In this report
Overview

Can you trust the Better Business Bureau?

Last reviewed: August 2011
Hand holding a torch
 

Would you give high marks to a company accused by dozens of states of duping consumers about sweepstakes? How about a company accused of misleading consumers about free coins?

Probably not. But the Better Business Bureau awarded the companies an A-.

Last year ABC News aired cases in which businesses instantly turned their mediocre BBB ratings into top grades by paying hundreds of dollars for BBB accreditation.
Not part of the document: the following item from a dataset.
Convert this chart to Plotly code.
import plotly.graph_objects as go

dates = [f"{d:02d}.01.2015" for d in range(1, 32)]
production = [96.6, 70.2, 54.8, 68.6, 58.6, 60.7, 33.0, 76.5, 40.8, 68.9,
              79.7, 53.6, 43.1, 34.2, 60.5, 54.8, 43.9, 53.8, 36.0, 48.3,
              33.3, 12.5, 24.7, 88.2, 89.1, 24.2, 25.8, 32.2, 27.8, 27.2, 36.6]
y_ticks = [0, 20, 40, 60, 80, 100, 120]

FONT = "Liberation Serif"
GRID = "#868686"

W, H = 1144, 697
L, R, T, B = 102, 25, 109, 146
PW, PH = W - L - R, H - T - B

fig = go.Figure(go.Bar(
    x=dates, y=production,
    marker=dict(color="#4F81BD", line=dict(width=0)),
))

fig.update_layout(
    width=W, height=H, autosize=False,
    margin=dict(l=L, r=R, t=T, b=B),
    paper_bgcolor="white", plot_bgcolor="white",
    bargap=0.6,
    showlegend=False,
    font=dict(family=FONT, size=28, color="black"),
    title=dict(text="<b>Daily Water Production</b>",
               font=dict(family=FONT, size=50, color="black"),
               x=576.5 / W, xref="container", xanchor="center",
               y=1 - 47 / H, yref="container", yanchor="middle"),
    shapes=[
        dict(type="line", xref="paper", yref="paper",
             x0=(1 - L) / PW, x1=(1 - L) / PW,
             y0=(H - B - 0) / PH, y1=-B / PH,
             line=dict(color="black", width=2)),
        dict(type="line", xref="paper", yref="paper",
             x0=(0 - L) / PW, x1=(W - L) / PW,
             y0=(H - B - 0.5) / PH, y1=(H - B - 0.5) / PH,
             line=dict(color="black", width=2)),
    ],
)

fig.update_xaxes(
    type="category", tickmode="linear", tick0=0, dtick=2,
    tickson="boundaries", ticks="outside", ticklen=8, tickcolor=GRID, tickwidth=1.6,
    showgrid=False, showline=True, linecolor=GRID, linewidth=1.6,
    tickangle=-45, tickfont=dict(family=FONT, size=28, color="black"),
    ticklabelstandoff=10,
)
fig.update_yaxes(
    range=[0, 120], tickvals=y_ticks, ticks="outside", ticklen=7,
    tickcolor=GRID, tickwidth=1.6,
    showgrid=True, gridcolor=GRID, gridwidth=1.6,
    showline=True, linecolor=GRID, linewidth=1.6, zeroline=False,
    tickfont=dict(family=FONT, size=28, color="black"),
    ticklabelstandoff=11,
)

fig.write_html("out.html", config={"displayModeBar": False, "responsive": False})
After that report and others, the bureau made changes, including dropping its policy of reserving an A+ rating for BBB-accredited businesses.
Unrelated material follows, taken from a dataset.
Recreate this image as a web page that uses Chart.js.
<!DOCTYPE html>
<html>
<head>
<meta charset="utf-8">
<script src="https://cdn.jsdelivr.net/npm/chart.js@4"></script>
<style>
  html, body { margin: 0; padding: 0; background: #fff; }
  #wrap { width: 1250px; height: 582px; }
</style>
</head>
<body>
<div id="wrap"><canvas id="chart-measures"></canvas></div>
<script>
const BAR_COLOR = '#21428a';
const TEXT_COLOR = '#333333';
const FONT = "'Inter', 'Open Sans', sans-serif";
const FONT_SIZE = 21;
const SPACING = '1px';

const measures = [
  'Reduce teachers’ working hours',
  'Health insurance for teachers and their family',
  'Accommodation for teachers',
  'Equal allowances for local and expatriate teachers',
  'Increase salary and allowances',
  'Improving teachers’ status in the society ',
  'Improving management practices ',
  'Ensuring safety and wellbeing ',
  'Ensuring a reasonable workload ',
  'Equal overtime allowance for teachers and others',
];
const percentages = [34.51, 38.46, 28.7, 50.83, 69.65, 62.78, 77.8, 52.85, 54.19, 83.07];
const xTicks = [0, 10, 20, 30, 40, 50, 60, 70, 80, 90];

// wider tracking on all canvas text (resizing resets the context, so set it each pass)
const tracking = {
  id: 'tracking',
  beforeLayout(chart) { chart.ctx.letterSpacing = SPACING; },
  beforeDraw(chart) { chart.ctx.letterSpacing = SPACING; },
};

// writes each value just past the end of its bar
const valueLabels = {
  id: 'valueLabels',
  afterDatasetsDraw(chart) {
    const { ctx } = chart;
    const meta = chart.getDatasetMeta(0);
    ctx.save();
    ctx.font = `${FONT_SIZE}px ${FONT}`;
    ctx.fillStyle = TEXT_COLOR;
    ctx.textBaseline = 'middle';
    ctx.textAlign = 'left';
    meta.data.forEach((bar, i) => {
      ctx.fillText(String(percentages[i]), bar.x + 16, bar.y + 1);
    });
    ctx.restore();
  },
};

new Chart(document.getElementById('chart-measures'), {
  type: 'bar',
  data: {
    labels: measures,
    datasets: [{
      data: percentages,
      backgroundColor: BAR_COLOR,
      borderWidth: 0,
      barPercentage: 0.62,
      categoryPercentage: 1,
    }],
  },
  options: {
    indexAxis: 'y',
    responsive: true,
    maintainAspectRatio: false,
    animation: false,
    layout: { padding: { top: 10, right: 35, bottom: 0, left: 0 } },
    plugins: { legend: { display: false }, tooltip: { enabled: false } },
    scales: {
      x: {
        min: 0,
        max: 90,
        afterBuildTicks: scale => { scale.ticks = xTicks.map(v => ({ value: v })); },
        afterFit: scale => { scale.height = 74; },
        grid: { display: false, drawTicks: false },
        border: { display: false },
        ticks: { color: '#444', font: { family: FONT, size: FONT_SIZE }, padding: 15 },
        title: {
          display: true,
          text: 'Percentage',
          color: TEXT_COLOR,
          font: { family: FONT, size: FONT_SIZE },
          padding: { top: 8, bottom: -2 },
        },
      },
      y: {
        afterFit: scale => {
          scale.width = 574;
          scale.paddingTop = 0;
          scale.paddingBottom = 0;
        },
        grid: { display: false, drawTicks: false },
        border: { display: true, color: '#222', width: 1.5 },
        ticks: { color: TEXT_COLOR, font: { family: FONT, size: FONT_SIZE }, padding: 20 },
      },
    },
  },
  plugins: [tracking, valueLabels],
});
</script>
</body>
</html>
So can the public now trust the Better Business Bureau? "The answer is, absolutely, 'Yes,' " BBB president Stephen A. Cox wrote us. "And we have taken and will be taking more steps to ensure that we deliver on the public's long-standing trust in BBB."

But we've found that there's still reason for concern about the accuracy of the organization's ratings.

The bureau's A- for Publishers Clearing House, for instance, hardly seems justified given that in September 2010 the company settled allegations by 32 states and the District of Columbia that it violated an earlier agreement in part by mailing materials that mistakenly led consumers to think that purchasing merchandise would increase their odds of winning a sweepstakes.

And earlier this year, we questioned the A- rating that the Canton, Ohio, bureau gave Universal Syndications, which has its headquarters in Ohio and operates the World Reserve Monetary Exchange.

In February 2011 the company had almost 300 complaints during 36 months, and several states and the BBB's own St. Louis bureau said its advertisements were misleading.

After our inquiry, the Canton bureau changed the company's grade to B-. It has since been upgraded to B.

During our years of dealing with the BBB, we've seen some bureaus, such as the one in St. Louis, aggressively fight for consumers and others that seem asleep at the wheel.

What to do

The BBB remains an easy source for information about companies and for receiving alerts and tips. But don't use it as your only source.

When viewing a BBB report, don't put a lot of credence in a high letter grade or in BBB accreditation. But do pay attention to a low grade; it could be a sign of real trouble.

For any company, examine the type and number of BBB complaints and how they've been resolved. Check how long a company has been in business and look for details about enforcement actions by government agencies or advertising challenges by the BBB itself.

Check for complaints or reviews elsewhere. Use a Web search with the company or product name plus words such as "complaint," "review," and "fraud."

BBB charity reports don't use letter grades. Even so, when you're checking out nonprofit groups, review reports from other major charity watchdogs, including Charity Navigator (www.charitynavigator.org) and the American Institute of Philanthropy (www.charitywatch.org).